[WHAT YOU HAVE TO DO]
Report only the number of lines that hold the word "this".

Entries with chart source code:

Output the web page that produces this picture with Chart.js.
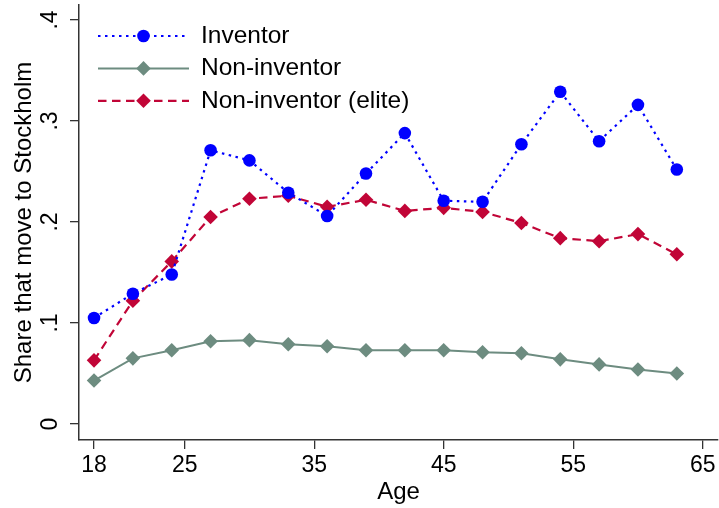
<!DOCTYPE html>
<html>
<head>
<meta charset="utf-8">
<title>Share that move to Stockholm</title>
<script src="https://cdn.jsdelivr.net/npm/chart.js@4.4.1/dist/chart.umd.min.js"></script>
<style>
  html, body { margin: 0; padding: 0; background: #fff; }
  #wrap { width: 719px; height: 508px; }
</style>
</head>
<body>
<div id="wrap"><canvas id="moves" width="719" height="508"></canvas></div>
<script>
const ages = [18, 21, 24, 27, 30, 33, 36, 39, 42, 45, 48, 51, 54, 57, 60, 63];
const inventor = [0.105, 0.129, 0.148, 0.271, 0.261, 0.229, 0.206, 0.248,
                  0.288, 0.221, 0.220, 0.277, 0.329, 0.280, 0.316, 0.252];
const nonInventor = [0.043, 0.065, 0.073, 0.082, 0.083, 0.079, 0.077, 0.073,
                     0.073, 0.073, 0.071, 0.070, 0.064, 0.059, 0.054, 0.050];
const nonInventorElite = [0.063, 0.122, 0.161, 0.205, 0.223, 0.226, 0.215, 0.222,
                          0.211, 0.214, 0.210, 0.199, 0.184, 0.181, 0.188, 0.168];
const seriesLabels = ['Inventor', 'Non-inventor', 'Non-inventor (elite)'];
const xTicks = [18, 25, 35, 45, 55, 65];
const yTicks = [0, 0.1, 0.2, 0.3, 0.4];
const yTickLabels = ['0', '.1', '.2', '.3', '.4'];

const BLUE = '#0000ff';
const SAGE = '#6d8c80';
const CRANBERRY = '#c10537';
const AXIS = '#333333';

Chart.defaults.font.family = '"Liberation Sans", Arial, Helvetica, sans-serif';
Chart.defaults.color = '#000';

const toPoints = values => ages.map((age, i) => ({ x: age, y: values[i] }));

// legend drawn as a line sample with the marker in the middle, like the plot lines
const lineLegend = {
  id: 'lineLegend',
  afterDraw(chart, args, opts) {
    const ctx = chart.ctx;
    chart.data.datasets.forEach((ds, i) => {
      const y = opts.top + i * opts.rowHeight;
      ctx.save();
      ctx.strokeStyle = ds.borderColor;
      ctx.lineWidth = ds.borderWidth;
      ctx.setLineDash(ds.borderDash || []);
      ctx.beginPath();
      ctx.moveTo(opts.left, y);
      ctx.lineTo(opts.left + opts.sampleWidth, y);
      ctx.stroke();
      ctx.setLineDash([]);
      ctx.fillStyle = ds.pointBackgroundColor;
      ctx.strokeStyle = ds.pointBorderColor;
      Chart.helpers.drawPoint(ctx, {
        pointStyle: ds.pointStyle,
        radius: ds.pointRadius,
        borderWidth: ds.pointBorderWidth,
        rotation: 0
      }, opts.left + opts.sampleWidth / 2, y);
      ctx.fillStyle = '#000';
      ctx.font = opts.font;
      ctx.textBaseline = 'middle';
      ctx.textAlign = 'left';
      ctx.fillText(ds.label, opts.textLeft, y);
      ctx.restore();
    });
  }
};

new Chart(document.getElementById('moves'), {
  type: 'line',
  data: {
    datasets: [
      {
        label: seriesLabels[0],
        data: toPoints(inventor),
        borderColor: BLUE,
        borderWidth: 2.2,
        borderDash: [2.5, 4.5],
        pointStyle: 'circle',
        pointRadius: 6.3,
        pointBackgroundColor: BLUE,
        pointBorderColor: BLUE,
        pointBorderWidth: 0
      },
      {
        label: seriesLabels[1],
        data: toPoints(nonInventor),
        borderColor: SAGE,
        borderWidth: 2,
        pointStyle: 'rectRot',
        pointRadius: 7.3,
        pointBackgroundColor: SAGE,
        pointBorderColor: SAGE,
        pointBorderWidth: 0
      },
      {
        label: seriesLabels[2],
        data: toPoints(nonInventorElite),
        borderColor: CRANBERRY,
        borderWidth: 2.2,
        borderDash: [8.5, 5.5],
        pointStyle: 'rectRot',
        pointRadius: 7.3,
        pointBackgroundColor: CRANBERRY,
        pointBorderColor: CRANBERRY,
        pointBorderWidth: 0
      }
    ]
  },
  options: {
    responsive: false,
    animation: false,
    devicePixelRatio: 1,
    layout: { autoPadding: false, padding: { top: 5, right: 1, left: 0, bottom: 0 } },
    elements: { line: { tension: 0 } },
    plugins: {
      legend: { display: false },
      tooltip: { enabled: false },
      lineLegend: {
        left: 98,
        sampleWidth: 91,
        textLeft: 201,
        top: 36,
        rowHeight: 32.4,
        font: '24.5px "Liberation Sans", Arial, sans-serif'
      }
    },
    scales: {
      x: {
        type: 'linear',
        min: 16.84,
        max: 66.18,
        afterBuildTicks: scale => { scale.ticks = xTicks.map(v => ({ value: v })); },
        afterFit: scale => {
          scale.height = 68;
          scale.paddingLeft = 0;
          scale.paddingRight = 0;
        },
        grid: { drawOnChartArea: false, drawTicks: true, tickLength: 9, color: AXIS, lineWidth: 1.3 },
        border: { display: true, color: AXIS, width: 1.5 },
        ticks: {
          font: { size: 23 },
          padding: 3,
          maxRotation: 0,
          autoSkip: false,
          callback: value => String(value)
        },
        title: {
          display: true,
          text: 'Age',
          font: { size: 24 },
          padding: { top: 0, bottom: 1.2 }
        }
      },
      y: {
        type: 'linear',
        min: -0.01584,
        max: 0.41485,
        afterBuildTicks: scale => { scale.ticks = yTicks.map(v => ({ value: v })); },
        afterFit: scale => {
          scale.width = 79;
          scale.paddingTop = 0;
          scale.paddingBottom = 0;
        },
        grid: { drawOnChartArea: false, drawTicks: true, tickLength: 9, color: AXIS, lineWidth: 1.3 },
        border: { display: true, color: AXIS, width: 1.5 },
        ticks: {
          font: { size: 23 },
          minRotation: 90,
          maxRotation: 90,
          crossAlign: 'center',
          padding: 9.4,
          autoSkip: false,
          callback: (value, i) => yTickLabels[i]
        },
        title: {
          display: true,
          text: 'Share that move to Stockholm',
          font: { size: 24 },
          padding: { top: 9.6, bottom: 0 }
        }
      }
    }
  },
  plugins: [lineLegend]
});
</script>
</body>
</html>
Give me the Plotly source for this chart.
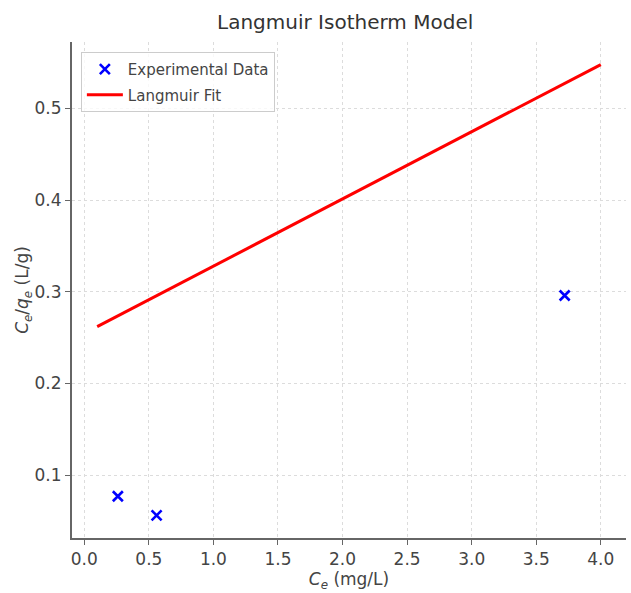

[EXERCISE OUTPUT]
2